Back in the early days, we only had a few elements locked we knew we wanted to play with. Like AC I & II before it, ACIII was to be set at a pivotal time in human history – The American Revolution. This also gave us our location of the North Atlantic coast of America, from which naturally came variable weather like snow and storms, (which we know a lot about here), and the beautiful organic terrain of the forest wilderness.

In order to avoid taking sides in the conflict, our character was to walk the middle line as a Native American, who anyone with even a basic knowledge of history can tell you does not have a happy ending for their culture. When considering the movement style of our new Assassin, his native heritage and the tree-filled American frontier environment informed his character the most.
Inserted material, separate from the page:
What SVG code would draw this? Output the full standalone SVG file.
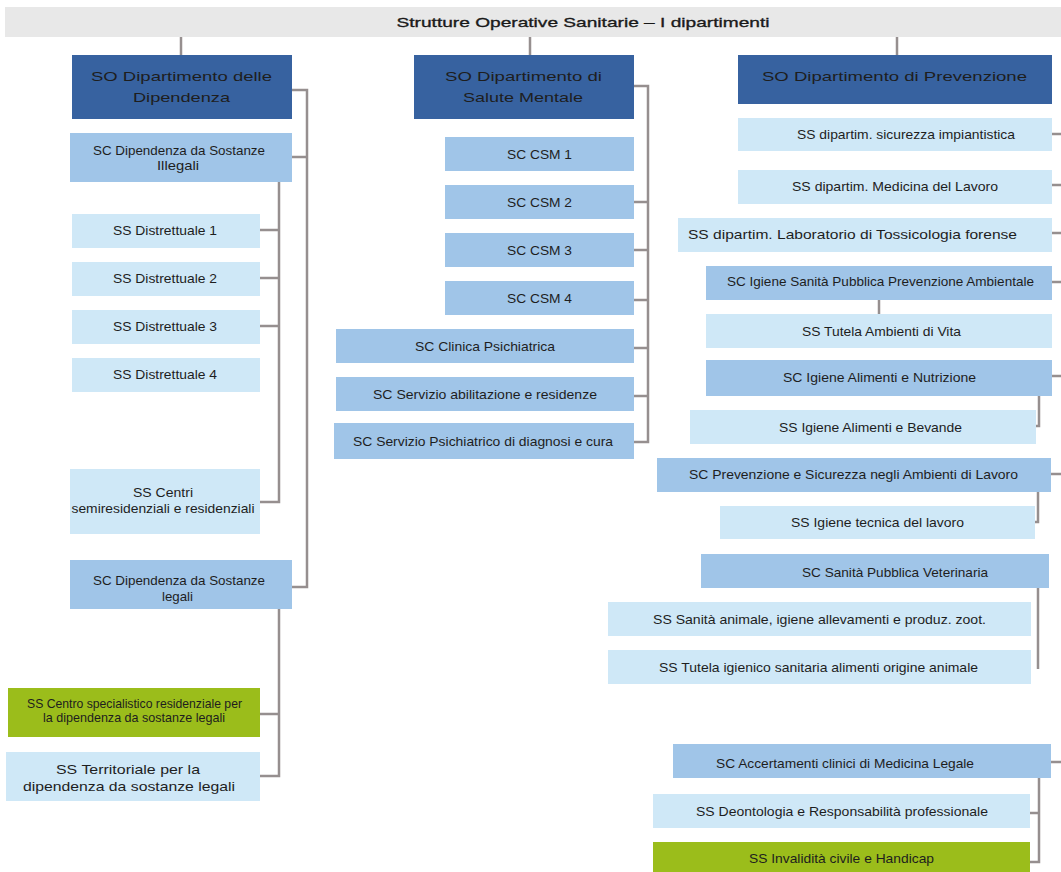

Above is an early concept video using very little new animation, and already we can get a sense of the actions he will be required to perform in his new environment. It also contains part of the diorama we created, (actually less expensive to do with models than in CG), used to sell the location and time period to those outside the team as well as new recruits as our numbers grew.

Target Game Footage

At Ubisoft we always pitch new projects with what we call Target Game Footage, something I agree with as I have always used videos to sell ideas. It’s something we alone as animators have a unique opportunity to do as a video requires no design or programming input if you have a model to animate.

At this point in late 2010, AC: Brotherhood was in full production so with many animators busy finishing up there we grabbed a rabble of misfit animators from various other non-AC projects. This proved effective in bringing new ideas and style to the table, getting our project off to a great start. Below are two excerpts from that initial video highlighting new directions in navigation on varied organic terrain and the brutal combat we wished to take.

Obviously, the project was green-lit. However… the feedback from Paris was that the animation quality was their #1 concern. They said the Assassin was lacking weight and wasn’t grounded enough in the environment – even going so far as to say he “looked like an elf.” As such, I took these criticisms on as my primary motivation – tasking myself to alleviate those concerns.

But I wasn’t ready to admit it was all on the animation. In my eyes, it was also the perception of the model also. I believe every animator should take responsibilty for the characters they are animating to ensure they have the correct dimensions and most of all an interesting silhouette, ( the #2 most important element of the AC brand). To that end, I created the video below to highlight the differences in silhouette between our Assassin and Brotherhood’s Ezio, who by now was covered in armour. Not only was our Assassin overly thin, but his arms were forming uninteresting tubes and his legs were unflatteringly always visible – all combining to affect the volume of the character.